Curieux objet que ce blockbuster en puissance, avec casting glamour et réalisateur confirmé à la clef, qui a plus à voir avec une ébauche de réflexion politique et sociale qu’avec l’habituel salmigondis héroïco-musclé. Andrew Niccol invente une société autoritaire et déshumanisée où ce qui est en jeu à chaque minute de l’existence n’est plus le bonheur personnel, le confort matériel ou l’élévation sociale, mais l’existence elle-même. D’où une première partie sombre et anxiogène sur laquelle plane un persistant sentiment d’urgence.

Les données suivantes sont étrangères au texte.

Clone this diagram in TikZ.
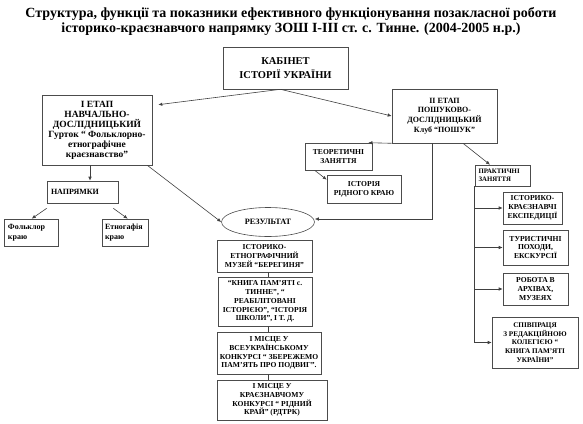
\documentclass[tikz,border=0pt]{standalone}
\usepackage{fontspec}
\setmainfont{Liberation Serif}
\usetikzlibrary{positioning,arrows.meta,shapes.geometric}

\begin{document}
\begin{tikzpicture}[
  x=1pt, y=-1pt,
  font=\bfseries\fontsize{7.6}{8.8}\selectfont,
  box/.style={rectangle, draw=black!70, line width=0.6pt, inner sep=1pt, align=center, fill=white},
  sz/.style 2 args={minimum width=#1pt, minimum height=#2pt},
  lbox/.style={box, align=left},
  res/.style={ellipse, draw=black!70, line width=0.6pt, inner sep=0pt, fill=white},
  arr/.style={-{Latex[length=4pt,width=3.5pt]}, draw=black!75, line width=0.6pt},
  ln/.style={draw=black!75, line width=0.6pt}
]
\useasboundingbox (0,0) rectangle (583,423);

\node[font=\bfseries\fontsize{14}{15}\selectfont, align=center] (title) at (291,21)
  {Структура, функції та показники ефективного функціонування позакласної роботи\\
   історико-краєзнавчого напрямку ЗОШ І-ІІІ ст. с. Тинне. (2004-2005 н.р.)};

\node[box, sz={125}{42}, font=\bfseries\fontsize{10.5}{13.5}\selectfont] (kab) at (285.5,68) {КАБІНЕТ\\ ІСТОРІЇ УКРАЇНИ};

% I етап
\node[box, sz={110}{70}, font=\bfseries\fontsize{9.5}{10}\selectfont] (et1) at (97,130)
  {І ЕТАП\\ НАВЧАЛЬНО-\\ ДОСЛІДНИЦЬКИЙ\\ Гурток “ Фольклорно-\\ етнографічне\\ краєзнавство”};
\node[lbox, sz={71}{22}, text width=63pt, font=\bfseries\fontsize{8}{9}\selectfont] (napr) at (82.5,192) {НАПРЯМКИ};
\node[lbox, sz={54}{27}, text width=46pt, font=\bfseries\fontsize{8}{10}\selectfont] (folk) at (31,232.5) {Фольклор\\ краю};
\node[lbox, sz={46}{27}, text width=40pt, font=\bfseries\fontsize{8}{10}\selectfont] (etno) at (125,232.5) {Етногафія\\ краю};

% II етап
\node[box, sz={105}{54}, font=\bfseries\fontsize{8}{9.8}\selectfont] (et2) at (444.5,116)
  {ІІ ЕТАП\\ ПОШУКОВО-\\ ДОСЛІДНИЦЬКИЙ\\ Клуб “ПОШУК”};
\node[box, sz={67}{27}] (teor) at (338.5,156.5) {ТЕОРЕТИЧНІ\\ ЗАНЯТТЯ};
\node[box, sz={74}{28}] (ist) at (364,189) {ІСТОРІЯ\\ РІДНОГО КРАЮ};
\node[lbox, sz={55}{21}, text width=48pt, font=\bfseries\fontsize{6.8}{8}\selectfont] (prak) at (502.5,175.5) {ПРАКТИЧНІ\\ ЗАНЯТТЯ};
\node[box, sz={59}{32}] (eksp) at (532.5,208) {ІСТОРИКО-\\ КРАЄЗНАВЧІ\\ ЕКСПЕДИЦІЇ};
\node[box, sz={65}{35}] (tur) at (535.5,247.5) {ТУРИСТИЧНІ\\ ПОХОДИ,\\ ЕКСКУРСІЇ};
\node[box, sz={65}{32}] (rob) at (535.5,289) {РОБОТА В\\ АРХІВАХ,\\ МУЗЕЯХ};
\node[box, sz={86}{51}, font=\bfseries\fontsize{7.2}{8.8}\selectfont] (spiv) at (535,342.5) {СПІВПРАЦЯ\\ З РЕДАКЦІЙНОЮ\\ КОЛЕГІЄЮ “\\ КНИГА ПАМ’ЯТІ\\ УКРАЇНИ”};

% результат
\node[res, minimum width=93pt, minimum height=29pt, font=\bfseries\fontsize{8.2}{9}\selectfont] (rez) at (268,222) {РЕЗУЛЬТАТ};
\node[box, sz={95}{32}] (muz) at (264.5,256) {ІСТОРИКО-\\ ЕТНОГРАФІЧНИЙ\\ МУЗЕЙ “БЕРЕГИНЯ”};
\node[box, sz={94}{49}] (knyga) at (265,301.5) {“КНИГА ПАМ’ЯТІ с.\\ ТИННЕ”, “\\ РЕАБІЛІТОВАНІ\\ ІСТОРІЄЮ”, “ІСТОРІЯ\\ ШКОЛИ”, І Т. Д.};
\node[box, sz={104}{42}] (misc1) at (269,353) {І МІСЦЕ У\\ ВСЕУКРАЇНСЬКОМУ\\ КОНКУРСІ “ ЗБЕРЕЖЕМО\\ ПАМ’ЯТЬ ПРО ПОДВИГ”.};
\node[box, sz={110}{40}] (misc2) at (272,400) {І МІСЦЕ У\\ КРАЄЗНАВЧОМУ\\ КОНКУРСІ “ РІДНИЙ\\ КРАЙ” (РДТРК)};

% connectors
\draw[arr] ([xshift=-5pt]kab.south) -- ([xshift=6pt,yshift=-10pt]et1.north east);
\draw[arr] ([xshift=-5pt]kab.south) -- (et2.west);
\draw[arr] ([xshift=-7pt]et1.south) -- ([xshift=-7pt]et1.south |- napr.north);
\draw[arr] ([yshift=-5pt]napr.south west) -- ([xshift=28pt]folk.north west);
\draw[arr] ([xshift=-5pt,yshift=-5pt]napr.south east) -- ([xshift=26pt]etno.north west);
\draw[arr] ([xshift=-5pt]et1.south east) -- (rez.west);
\draw[arr] (et2.south west) -- ([xshift=-4pt]teor.north east);
\draw[arr] ([xshift=10pt]teor.south west) -- ([yshift=-5pt]ist.north west);
\draw[arr] ([xshift=-12.5pt]et2.south) |- ([yshift=3pt]rez.east);
\draw[arr] ([xshift=18.5pt]et2.south) -- ([xshift=-12.5pt]prak.north);
\draw[arr] (prak.south west) |- (eksp.west);
\draw[arr] (prak.south west) |- (tur.west);
\draw[arr] (prak.south west) |- (rob.west);
\draw[arr] (prak.south west) |- (spiv.west);
\draw[ln] ([xshift=3.5pt]muz.south) -- ([xshift=3.5pt]muz.south |- knyga.north);
\draw[ln] ([xshift=3pt]knyga.south) -- ([xshift=3pt]knyga.south |- misc1.north);
\draw[ln] ([xshift=-1pt]misc1.south) -- ([xshift=-1pt]misc1.south |- misc2.north);
\end{tikzpicture}
\end{document}
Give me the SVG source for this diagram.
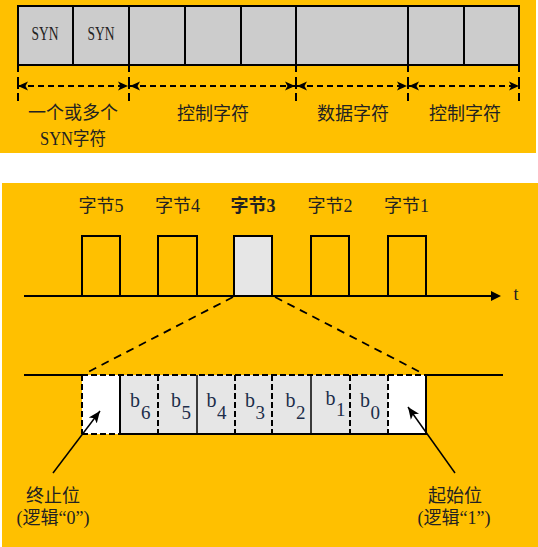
<svg xmlns="http://www.w3.org/2000/svg" width="538" height="547" viewBox="0 0 538 547">
<defs>
<style>
.bg{fill:#FFC000}
.t{font-family:"Liberation Serif","Noto Sans CJK SC",serif;font-size:18px;fill:#222;text-anchor:middle}
.b{font-family:"Liberation Serif",serif;font-size:20px;fill:#1c2d4a}
.s{font-family:"Liberation Serif",serif;font-size:19px;fill:#1c2d4a}
.ln{stroke:#000;stroke-width:2;fill:none}
.thin{stroke:#000;stroke-width:1.5;fill:none}
.dsh{stroke:#000;stroke-width:2;fill:none;stroke-dasharray:6 3}
.cell{fill:#cccccc;stroke:#000;stroke-width:2}
</style>
<marker id="ah" markerUnits="userSpaceOnUse" markerWidth="10" markerHeight="10" viewBox="0 0 10 10" refX="10" refY="5" orient="auto-start-reverse">
<path d="M0,0.5 L10,5 L0,9.5 L2.5,5 z" fill="#000"/>
</marker>
<marker id="ah2" markerUnits="userSpaceOnUse" markerWidth="12" markerHeight="12" viewBox="0 0 12 12" refX="12" refY="6" orient="auto">
<path d="M0,1 L12,6 L0,11 L3,6 z" fill="#000"/>
</marker>
</defs>

<rect class="bg" x="0" y="0" width="536" height="153"/>
<rect class="bg" x="2" y="183" width="536" height="364"/>

<g id="frame">
<rect class="cell" x="18" y="6" width="501" height="59"/>
<line class="ln" x1="73" y1="6" x2="73" y2="65"/>
<line class="ln" x1="129" y1="6" x2="129" y2="65"/>
<line class="ln" x1="185" y1="6" x2="185" y2="65"/>
<line class="ln" x1="241" y1="6" x2="241" y2="65"/>
<line class="ln" x1="296" y1="6" x2="296" y2="65"/>
<line class="ln" x1="408" y1="6" x2="408" y2="65"/>
<line class="ln" x1="464" y1="6" x2="464" y2="65"/>
<text class="t" x="45" y="40" font-size="20" textLength="27" lengthAdjust="spacingAndGlyphs">SYN</text>
<text class="t" x="101" y="40" font-size="20" textLength="27" lengthAdjust="spacingAndGlyphs">SYN</text>
</g>

<g id="label-syn">
<text class="t" x="73" y="118.5">一个或多个</text>
<text class="t" x="73" y="144.5" textLength="66" lengthAdjust="spacingAndGlyphs">SYN字符</text>
</g>
<g id="label-ctrl1"><text class="t" x="213" y="119.5">控制字符</text></g>
<g id="label-data"><text class="t" x="353" y="119.5">数据字符</text></g>
<g id="label-ctrl2"><text class="t" x="465" y="119.5">控制字符</text></g>

<g id="pulses">
<polyline class="ln" points="82,296 82,236 120,236 120,296"/>
<polyline class="ln" points="158,296 158,236 197,236 197,296"/>
<rect x="234" y="236" width="38" height="60" fill="#e6e6e6" stroke="#000" stroke-width="2"/>
<polyline class="ln" points="311,296 311,236 349,236 349,296"/>
<polyline class="ln" points="388,296 388,236 426,236 426,296"/>
<text class="t" x="101" y="211.5">字节5</text>
<text class="t" x="177.5" y="211.5">字节4</text>
<text class="t" x="253" y="211.5" font-weight="bold">字节3</text>
<text class="t" x="330" y="211.5">字节2</text>
<text class="t" x="406.5" y="211.5">字节1</text>
<text class="t" x="516" y="300" font-size="20">t</text>
</g>

<g id="bits">
<rect x="82" y="375" width="38" height="59" fill="#fff"/>
<rect x="120" y="375" width="268" height="59" fill="#e6e6e6"/>
<rect x="388" y="375" width="38" height="59" fill="#fff"/>
<line class="dsh" x1="82" y1="375" x2="426" y2="375"/>
<line class="dsh" x1="82" y1="375" x2="82" y2="434"/>
<line class="dsh" x1="82" y1="434" x2="120" y2="434"/>
<line class="ln" x1="119" y1="434" x2="427" y2="434"/>
<line class="ln" x1="120" y1="375" x2="120" y2="434"/>
<line class="thin" x1="197" y1="375" x2="197" y2="434"/>
<line class="thin" x1="311" y1="375" x2="311" y2="434"/>
<line class="ln" x1="426" y1="374" x2="426" y2="435"/>
<line class="dsh" x1="158" y1="375" x2="158" y2="434"/>
<line class="dsh" x1="235" y1="375" x2="235" y2="434"/>
<line class="dsh" x1="272" y1="375" x2="272" y2="434"/>
<line class="dsh" x1="350" y1="375" x2="350" y2="434"/>
<line class="dsh" x1="388" y1="375" x2="388" y2="434"/>
<text class="b" x="130" y="407">b</text><text class="s" x="141" y="419">6</text>
<text class="b" x="171" y="407">b</text><text class="s" x="181.5" y="419">5</text>
<text class="b" x="206.5" y="407">b</text><text class="s" x="217" y="419">4</text>
<text class="b" x="245" y="407">b</text><text class="s" x="255.5" y="419">3</text>
<text class="b" x="285.5" y="407">b</text><text class="s" x="296" y="419">2</text>
<text class="b" x="325.5" y="405">b</text><text class="s" x="336" y="416" fill="#3a1a2a">1</text>
<text class="b" x="360" y="407">b</text><text class="s" x="370.5" y="419">0</text>
</g>

<g id="label-stop">
<text class="t" x="53" y="501.5">终止位</text>
<text class="t" x="53" y="523.5">(逻辑“0”)</text>
</g>
<g id="label-start">
<text class="t" x="455" y="501.5">起始位</text>
<text class="t" x="454" y="523.5">(逻辑“1”)</text>
</g>

<g id="connectors">
<g stroke="#000" stroke-width="2" fill="none">
<line x1="18" y1="65" x2="18" y2="101" stroke-dasharray="7 5 12 4 8"/>
<line x1="129" y1="65" x2="129" y2="101" stroke-dasharray="7 5 12 4 8"/>
<line x1="296" y1="65" x2="296" y2="101" stroke-dasharray="7 5 12 4 8"/>
<line x1="408" y1="65" x2="408" y2="101" stroke-dasharray="7 5 12 4 8"/>
<line x1="519" y1="65" x2="519" y2="101" stroke-dasharray="7 5 12 4 8"/>
<g stroke-dasharray="6 4" marker-start="url(#ah)" marker-end="url(#ah)">
<line x1="18" y1="86" x2="128" y2="86"/>
<line x1="130" y1="86" x2="295" y2="86"/>
<line x1="297" y1="86" x2="407" y2="86"/>
<line x1="409" y1="86" x2="519" y2="86"/>
</g>
</g>
<line class="ln" x1="24" y1="296" x2="494" y2="296"/>
<path d="M491,291 L501,296 L491,301 z" fill="#000"/>
<line x1="233" y1="297" x2="88" y2="372" stroke="#000" stroke-width="1.8" stroke-dasharray="8 6"/>
<line x1="275" y1="297" x2="420" y2="372" stroke="#000" stroke-width="1.8" stroke-dasharray="8 6"/>
<line class="ln" x1="24" y1="375" x2="82" y2="375"/>
<line class="ln" x1="426" y1="375" x2="503" y2="375"/>
<line x1="53" y1="473" x2="100" y2="411" stroke="#000" stroke-width="1.5" marker-end="url(#ah2)"/>
<line x1="455" y1="473" x2="408" y2="407" stroke="#000" stroke-width="1.5" marker-end="url(#ah2)"/>
</g>
</svg>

Dans le ghetto de Dayton où habite le personnage principal, la misère est d’autant plus palpable qu’elle n’est pas uniquement matérielle : partout plane la peur des minutes qui défilent et, avec elles, l’ombre de la mort. Les gens se déplacent plus rapidement, cumulent les emplois, et n’ont guère de temps à consacrer aux futilités. Même toute notion d’entraide ou de solidarité a disparu, car partager un peu de ses richesses équivaut à hypothéquer son espérance de vie. Ainsi, dans Time out, on ne vit pas, mais on se contente de survivre, l’angoisse au ventre. Tout au moins chez les plus pauvres. Car dans les classes plus aisées, où les gens ont des dizaines, voire des centaines d’années à leur disposition, l’existence se déroule dans une temporalité tout à fait différente. Les riches n’accordent pas d’importance au temps qui passe, et se caractérisent par une lenteur nonchalante. Toutefois, eux non plus ne sont pas à l’abri de la peur. Forts de leur capital-temps, ils craignent de mourir par accident, et s’interdisent donc toute activité risquée. Au final, ils vivent repliés sur eux-mêmes, méfiants et solitaires.
Ainsi transposée dans un futur proche, l’opposition de classes à laquelle nous sommes habitués prend un relief nouveau. Le sentiment d’injustice et de révolte est exacerbé par la violence symbolique exercée dans le film à l’égard des individus les plus pauvres. Chaque détail concret du scénario (les frontières physiques entre les différentes couches de la société, l’inflation mécanique et artificielle, le refus du partage des ressources, la spéculation…) est comme une résonance amplifiée et extrême de notre quotidien. Soucieux d’aller au bout de sa dénonciation, Andrew Niccol explore toutes les pistes induites par son sujet : les dérives économiques, le cynisme politique et même les répercussions sociales potentiellement désastreuses d’une redistribution des richesses non souhaitée par le marché. De fait, Time out se lit à plusieurs niveaux : d’un côté le film d’action rythmé et efficace (malgré quelques facilités de scénario) et de l’autre la parabole sociale pas forcément optimiste, ne laissant entrevoir comme issue possible qu’une dérégulation plus ou moins temporaire du système.
Le regard porté par le réalisateur sur notre société en crise n’a donc rien de joyeux. Pire, il double sa démonstration politique d’une réflexion plus philosophique sur la manière dont chacun occupe le temps qui lui est imparti, en fonction de ses désirs, mais surtout de ses possibilités. Là encore, on n’est guère surpris de se rendre compte que les dés sont pipés dès le départ… A sa manière, Time out rappelle ainsi l’anticipation militante des années 60 et 70, capable de mêler habilement l’entertainment d’un scénario bourré de rebondissements à un fond plus grave et plus critique. Et si cela fonctionne toujours aussi efficacement, c’est que l’aspect "grand public" du film l’empêche de se prendre au sérieux, tandis que le fil directeur politique lui offre une trame brillante et bien ficelée. A découvrir sans perdre de temps.